BRIEF: Return all lines in the material below that contain "image".

DATASET CONTENT:
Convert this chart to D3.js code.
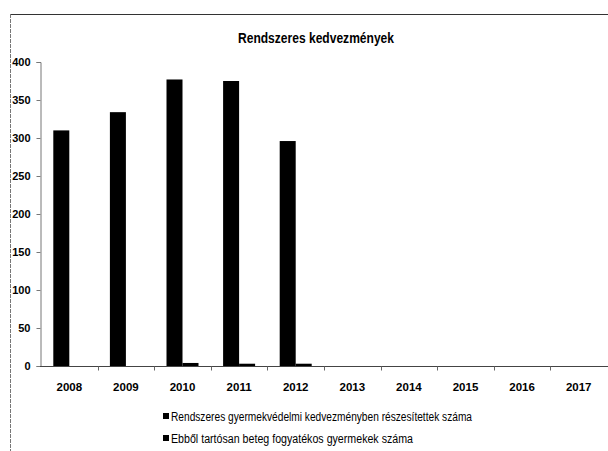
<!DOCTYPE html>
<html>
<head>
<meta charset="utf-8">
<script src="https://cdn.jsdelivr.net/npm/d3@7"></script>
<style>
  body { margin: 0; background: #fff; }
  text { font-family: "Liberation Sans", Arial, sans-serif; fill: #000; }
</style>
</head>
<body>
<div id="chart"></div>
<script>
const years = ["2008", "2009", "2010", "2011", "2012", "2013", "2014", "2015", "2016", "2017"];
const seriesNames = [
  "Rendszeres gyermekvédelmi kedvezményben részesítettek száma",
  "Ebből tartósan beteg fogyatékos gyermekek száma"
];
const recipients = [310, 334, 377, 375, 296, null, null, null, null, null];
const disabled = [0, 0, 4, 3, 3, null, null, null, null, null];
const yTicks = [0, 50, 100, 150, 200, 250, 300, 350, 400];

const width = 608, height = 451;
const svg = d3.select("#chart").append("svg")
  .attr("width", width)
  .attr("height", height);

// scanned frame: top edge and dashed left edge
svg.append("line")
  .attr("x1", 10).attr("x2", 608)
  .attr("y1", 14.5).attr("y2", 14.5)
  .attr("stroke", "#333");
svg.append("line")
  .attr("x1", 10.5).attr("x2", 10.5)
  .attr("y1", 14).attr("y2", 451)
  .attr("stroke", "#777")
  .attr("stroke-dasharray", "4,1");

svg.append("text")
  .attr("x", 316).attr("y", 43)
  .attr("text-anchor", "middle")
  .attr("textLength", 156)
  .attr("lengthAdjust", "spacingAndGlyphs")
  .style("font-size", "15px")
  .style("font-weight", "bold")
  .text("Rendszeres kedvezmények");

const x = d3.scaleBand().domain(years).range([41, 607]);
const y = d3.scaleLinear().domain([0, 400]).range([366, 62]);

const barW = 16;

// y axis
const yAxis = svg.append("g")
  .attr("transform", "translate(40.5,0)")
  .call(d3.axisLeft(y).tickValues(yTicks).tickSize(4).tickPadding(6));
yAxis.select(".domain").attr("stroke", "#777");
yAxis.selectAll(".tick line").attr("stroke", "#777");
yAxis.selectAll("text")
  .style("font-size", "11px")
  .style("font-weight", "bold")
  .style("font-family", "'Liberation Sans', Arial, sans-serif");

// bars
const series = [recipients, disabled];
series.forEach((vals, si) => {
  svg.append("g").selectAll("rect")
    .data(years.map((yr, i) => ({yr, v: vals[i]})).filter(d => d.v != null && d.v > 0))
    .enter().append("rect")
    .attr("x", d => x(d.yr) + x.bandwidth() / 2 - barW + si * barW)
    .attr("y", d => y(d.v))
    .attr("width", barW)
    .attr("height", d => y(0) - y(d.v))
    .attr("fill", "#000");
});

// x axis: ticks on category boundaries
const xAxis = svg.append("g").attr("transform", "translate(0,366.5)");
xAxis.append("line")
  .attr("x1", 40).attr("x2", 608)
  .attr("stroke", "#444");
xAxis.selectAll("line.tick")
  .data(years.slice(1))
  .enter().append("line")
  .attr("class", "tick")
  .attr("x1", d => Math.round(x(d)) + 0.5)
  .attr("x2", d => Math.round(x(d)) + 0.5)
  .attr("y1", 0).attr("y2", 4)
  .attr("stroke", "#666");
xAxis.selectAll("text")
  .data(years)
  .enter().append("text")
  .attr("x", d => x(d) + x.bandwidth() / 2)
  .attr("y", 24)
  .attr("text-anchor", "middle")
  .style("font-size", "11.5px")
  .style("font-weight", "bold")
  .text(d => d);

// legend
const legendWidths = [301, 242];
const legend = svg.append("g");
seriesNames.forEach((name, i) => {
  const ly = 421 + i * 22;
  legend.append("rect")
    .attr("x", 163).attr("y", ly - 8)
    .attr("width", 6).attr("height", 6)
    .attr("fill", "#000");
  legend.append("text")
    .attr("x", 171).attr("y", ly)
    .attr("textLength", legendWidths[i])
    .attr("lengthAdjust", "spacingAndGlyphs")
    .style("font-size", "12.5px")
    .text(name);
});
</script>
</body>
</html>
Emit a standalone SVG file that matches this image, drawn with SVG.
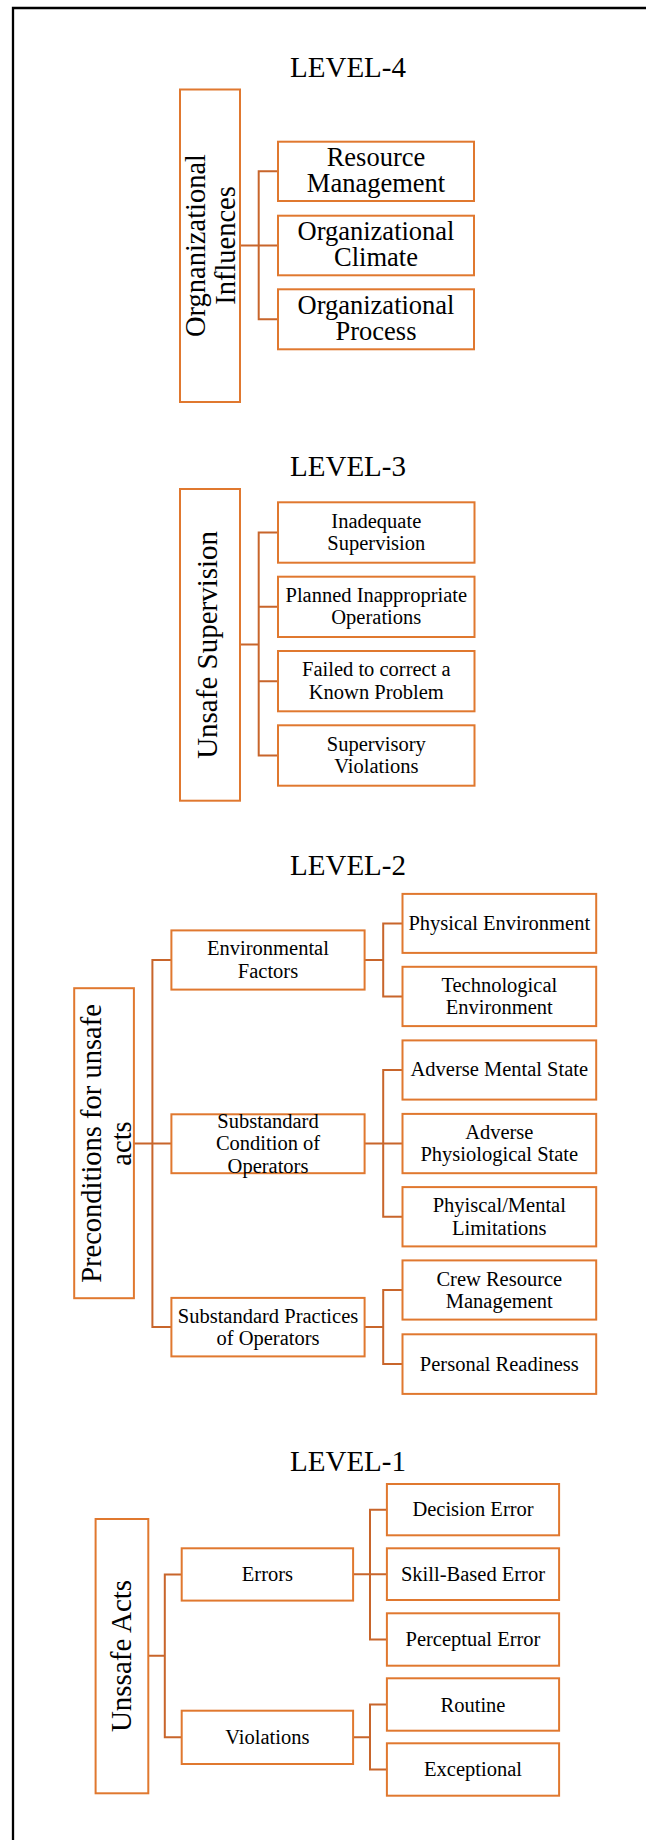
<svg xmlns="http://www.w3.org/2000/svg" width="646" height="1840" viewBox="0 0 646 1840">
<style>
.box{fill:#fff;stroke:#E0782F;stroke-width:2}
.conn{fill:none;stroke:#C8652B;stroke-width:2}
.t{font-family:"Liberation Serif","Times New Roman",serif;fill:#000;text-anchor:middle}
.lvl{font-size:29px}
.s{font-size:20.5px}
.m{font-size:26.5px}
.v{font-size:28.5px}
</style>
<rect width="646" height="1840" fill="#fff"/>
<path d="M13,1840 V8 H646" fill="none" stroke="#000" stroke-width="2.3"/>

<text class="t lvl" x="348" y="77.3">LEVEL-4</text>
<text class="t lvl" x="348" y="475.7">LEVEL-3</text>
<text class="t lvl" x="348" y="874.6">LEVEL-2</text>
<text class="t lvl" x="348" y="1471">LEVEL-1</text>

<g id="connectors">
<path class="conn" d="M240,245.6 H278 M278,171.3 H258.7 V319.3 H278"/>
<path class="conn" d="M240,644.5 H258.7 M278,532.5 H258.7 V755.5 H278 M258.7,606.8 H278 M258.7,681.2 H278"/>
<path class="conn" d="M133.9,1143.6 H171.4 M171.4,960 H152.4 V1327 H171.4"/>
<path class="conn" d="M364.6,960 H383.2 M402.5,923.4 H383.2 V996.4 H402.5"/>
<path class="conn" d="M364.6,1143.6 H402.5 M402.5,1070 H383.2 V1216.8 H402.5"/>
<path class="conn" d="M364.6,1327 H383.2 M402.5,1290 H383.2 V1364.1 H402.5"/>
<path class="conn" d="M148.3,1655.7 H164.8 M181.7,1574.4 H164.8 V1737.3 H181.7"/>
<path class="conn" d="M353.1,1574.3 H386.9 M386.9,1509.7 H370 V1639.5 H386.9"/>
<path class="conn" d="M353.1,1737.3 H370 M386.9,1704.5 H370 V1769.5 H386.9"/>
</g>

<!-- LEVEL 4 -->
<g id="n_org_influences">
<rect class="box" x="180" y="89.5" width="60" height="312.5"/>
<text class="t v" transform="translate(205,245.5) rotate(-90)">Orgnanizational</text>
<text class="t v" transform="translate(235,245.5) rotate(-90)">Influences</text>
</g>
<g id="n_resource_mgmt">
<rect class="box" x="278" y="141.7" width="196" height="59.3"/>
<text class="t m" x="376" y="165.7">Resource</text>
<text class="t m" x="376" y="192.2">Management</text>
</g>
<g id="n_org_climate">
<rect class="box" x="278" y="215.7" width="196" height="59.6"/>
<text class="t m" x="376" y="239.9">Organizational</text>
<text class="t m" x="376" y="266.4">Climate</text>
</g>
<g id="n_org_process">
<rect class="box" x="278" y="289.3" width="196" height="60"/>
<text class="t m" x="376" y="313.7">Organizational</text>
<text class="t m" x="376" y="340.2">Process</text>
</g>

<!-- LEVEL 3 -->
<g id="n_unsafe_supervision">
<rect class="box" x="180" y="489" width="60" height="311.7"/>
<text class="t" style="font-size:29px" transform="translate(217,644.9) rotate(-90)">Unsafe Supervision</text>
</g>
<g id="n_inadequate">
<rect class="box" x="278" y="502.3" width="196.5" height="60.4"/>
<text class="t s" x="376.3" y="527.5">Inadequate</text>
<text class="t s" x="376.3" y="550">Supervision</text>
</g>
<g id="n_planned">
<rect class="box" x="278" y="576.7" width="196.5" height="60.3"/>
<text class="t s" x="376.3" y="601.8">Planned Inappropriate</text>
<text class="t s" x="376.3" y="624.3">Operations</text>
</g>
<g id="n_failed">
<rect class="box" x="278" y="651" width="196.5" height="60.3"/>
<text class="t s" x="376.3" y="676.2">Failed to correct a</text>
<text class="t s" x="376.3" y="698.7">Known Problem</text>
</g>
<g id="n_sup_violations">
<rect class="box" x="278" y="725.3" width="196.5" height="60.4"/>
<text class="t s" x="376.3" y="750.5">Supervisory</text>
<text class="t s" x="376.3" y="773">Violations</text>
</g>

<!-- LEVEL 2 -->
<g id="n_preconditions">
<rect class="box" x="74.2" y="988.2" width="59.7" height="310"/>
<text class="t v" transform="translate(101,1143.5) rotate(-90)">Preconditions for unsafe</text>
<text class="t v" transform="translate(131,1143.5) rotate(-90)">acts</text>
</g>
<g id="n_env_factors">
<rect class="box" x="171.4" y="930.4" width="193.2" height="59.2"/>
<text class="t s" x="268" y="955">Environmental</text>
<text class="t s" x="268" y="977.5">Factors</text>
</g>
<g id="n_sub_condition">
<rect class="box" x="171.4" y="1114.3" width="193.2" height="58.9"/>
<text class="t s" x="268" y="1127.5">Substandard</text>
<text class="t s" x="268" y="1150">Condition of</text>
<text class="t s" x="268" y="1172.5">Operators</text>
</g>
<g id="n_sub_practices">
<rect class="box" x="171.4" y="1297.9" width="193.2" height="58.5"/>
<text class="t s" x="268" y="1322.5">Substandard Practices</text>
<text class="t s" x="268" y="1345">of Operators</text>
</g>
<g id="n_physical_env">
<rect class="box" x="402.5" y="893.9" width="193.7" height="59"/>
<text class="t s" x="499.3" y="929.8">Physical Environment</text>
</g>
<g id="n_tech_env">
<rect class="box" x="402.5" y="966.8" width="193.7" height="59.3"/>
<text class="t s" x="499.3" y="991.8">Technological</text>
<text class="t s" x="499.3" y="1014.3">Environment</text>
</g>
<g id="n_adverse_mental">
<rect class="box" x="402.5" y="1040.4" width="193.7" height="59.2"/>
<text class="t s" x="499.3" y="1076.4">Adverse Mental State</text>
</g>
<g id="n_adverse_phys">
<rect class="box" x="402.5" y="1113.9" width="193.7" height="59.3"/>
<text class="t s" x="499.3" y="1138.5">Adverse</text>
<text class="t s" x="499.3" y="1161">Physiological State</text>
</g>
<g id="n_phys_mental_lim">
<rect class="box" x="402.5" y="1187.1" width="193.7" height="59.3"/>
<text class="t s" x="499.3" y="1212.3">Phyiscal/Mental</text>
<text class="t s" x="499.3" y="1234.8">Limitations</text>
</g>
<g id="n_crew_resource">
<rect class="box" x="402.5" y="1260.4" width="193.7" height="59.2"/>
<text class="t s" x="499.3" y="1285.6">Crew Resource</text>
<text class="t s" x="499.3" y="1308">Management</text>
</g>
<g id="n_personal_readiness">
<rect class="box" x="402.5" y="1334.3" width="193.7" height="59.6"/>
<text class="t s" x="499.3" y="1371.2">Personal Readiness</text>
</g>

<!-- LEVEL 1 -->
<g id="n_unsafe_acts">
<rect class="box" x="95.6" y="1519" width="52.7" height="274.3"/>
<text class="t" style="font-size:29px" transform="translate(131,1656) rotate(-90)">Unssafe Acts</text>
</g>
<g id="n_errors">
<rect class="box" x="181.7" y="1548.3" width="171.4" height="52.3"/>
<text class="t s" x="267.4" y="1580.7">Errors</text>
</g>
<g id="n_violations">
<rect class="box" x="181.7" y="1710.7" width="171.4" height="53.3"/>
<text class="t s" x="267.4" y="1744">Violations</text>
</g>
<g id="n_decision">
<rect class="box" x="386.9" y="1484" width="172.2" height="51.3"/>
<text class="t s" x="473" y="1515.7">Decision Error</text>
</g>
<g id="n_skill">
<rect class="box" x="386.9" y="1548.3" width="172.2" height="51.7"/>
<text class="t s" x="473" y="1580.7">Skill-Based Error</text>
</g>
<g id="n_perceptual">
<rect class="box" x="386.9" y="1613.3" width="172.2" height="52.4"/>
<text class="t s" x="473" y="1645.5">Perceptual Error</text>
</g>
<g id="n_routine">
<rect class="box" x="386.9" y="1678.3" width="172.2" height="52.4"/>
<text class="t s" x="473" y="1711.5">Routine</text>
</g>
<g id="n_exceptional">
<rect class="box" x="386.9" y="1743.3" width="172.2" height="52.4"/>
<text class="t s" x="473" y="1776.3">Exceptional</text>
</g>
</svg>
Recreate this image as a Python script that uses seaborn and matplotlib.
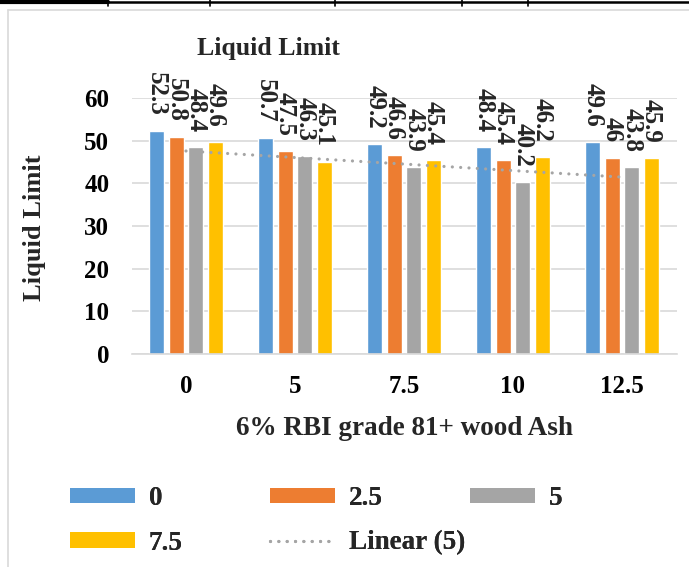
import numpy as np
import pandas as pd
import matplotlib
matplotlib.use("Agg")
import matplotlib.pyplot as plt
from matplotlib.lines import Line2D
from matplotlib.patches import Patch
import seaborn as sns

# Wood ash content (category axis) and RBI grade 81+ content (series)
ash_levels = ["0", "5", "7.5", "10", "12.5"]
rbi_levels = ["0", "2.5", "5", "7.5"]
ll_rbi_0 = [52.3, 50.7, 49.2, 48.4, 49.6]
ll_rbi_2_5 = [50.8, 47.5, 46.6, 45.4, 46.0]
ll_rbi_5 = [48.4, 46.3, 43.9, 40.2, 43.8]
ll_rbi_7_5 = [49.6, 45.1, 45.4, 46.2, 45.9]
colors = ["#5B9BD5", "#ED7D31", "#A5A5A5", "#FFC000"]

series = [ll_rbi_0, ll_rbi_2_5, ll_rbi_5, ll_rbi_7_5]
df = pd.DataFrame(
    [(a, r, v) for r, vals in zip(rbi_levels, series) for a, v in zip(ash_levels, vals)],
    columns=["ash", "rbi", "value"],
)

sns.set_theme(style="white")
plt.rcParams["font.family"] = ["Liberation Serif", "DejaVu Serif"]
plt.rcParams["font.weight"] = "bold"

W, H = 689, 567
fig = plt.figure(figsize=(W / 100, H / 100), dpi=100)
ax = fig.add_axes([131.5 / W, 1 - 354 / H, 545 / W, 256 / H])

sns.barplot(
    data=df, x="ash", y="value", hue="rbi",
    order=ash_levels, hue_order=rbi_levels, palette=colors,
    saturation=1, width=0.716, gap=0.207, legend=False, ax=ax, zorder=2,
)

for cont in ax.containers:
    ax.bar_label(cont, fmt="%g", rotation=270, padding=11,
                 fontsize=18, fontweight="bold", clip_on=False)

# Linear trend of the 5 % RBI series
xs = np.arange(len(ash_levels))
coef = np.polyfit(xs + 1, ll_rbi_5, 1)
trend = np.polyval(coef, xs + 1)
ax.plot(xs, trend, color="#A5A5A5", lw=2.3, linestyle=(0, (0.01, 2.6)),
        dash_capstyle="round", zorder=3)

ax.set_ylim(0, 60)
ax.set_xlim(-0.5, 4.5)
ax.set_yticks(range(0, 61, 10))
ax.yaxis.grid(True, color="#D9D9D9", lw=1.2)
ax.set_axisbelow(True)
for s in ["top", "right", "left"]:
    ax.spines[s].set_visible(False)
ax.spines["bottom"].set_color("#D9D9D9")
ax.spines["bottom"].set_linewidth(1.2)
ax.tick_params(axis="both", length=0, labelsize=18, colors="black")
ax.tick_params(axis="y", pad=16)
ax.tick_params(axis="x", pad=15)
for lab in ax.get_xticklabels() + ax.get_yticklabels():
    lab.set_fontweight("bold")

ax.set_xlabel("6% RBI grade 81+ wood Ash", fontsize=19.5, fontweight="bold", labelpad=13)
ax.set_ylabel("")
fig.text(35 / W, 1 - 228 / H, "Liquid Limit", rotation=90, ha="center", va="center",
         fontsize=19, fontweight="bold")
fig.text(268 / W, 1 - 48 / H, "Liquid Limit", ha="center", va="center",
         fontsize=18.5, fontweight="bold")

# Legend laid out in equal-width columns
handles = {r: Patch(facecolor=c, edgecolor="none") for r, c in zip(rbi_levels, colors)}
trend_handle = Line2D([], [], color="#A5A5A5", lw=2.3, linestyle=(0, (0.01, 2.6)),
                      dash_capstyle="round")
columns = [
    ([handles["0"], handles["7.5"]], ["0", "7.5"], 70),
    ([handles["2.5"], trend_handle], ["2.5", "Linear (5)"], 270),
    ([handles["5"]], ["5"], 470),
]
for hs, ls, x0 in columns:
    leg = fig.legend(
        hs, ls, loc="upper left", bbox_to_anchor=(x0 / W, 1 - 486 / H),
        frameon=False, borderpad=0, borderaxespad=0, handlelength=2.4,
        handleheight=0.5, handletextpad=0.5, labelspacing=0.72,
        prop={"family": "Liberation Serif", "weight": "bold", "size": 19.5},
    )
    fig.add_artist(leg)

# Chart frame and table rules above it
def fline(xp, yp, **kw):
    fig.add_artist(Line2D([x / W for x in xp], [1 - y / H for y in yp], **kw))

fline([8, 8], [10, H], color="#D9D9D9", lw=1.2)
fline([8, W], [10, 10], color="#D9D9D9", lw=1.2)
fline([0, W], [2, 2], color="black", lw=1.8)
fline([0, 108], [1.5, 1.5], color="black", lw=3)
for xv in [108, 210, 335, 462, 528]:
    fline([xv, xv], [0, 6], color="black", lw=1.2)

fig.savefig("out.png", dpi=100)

THE RESULT:
Emit a standalone SVG file that matches this image, drawn with SVG.
Recreate this image as a Python script that uses seaborn and matplotlib.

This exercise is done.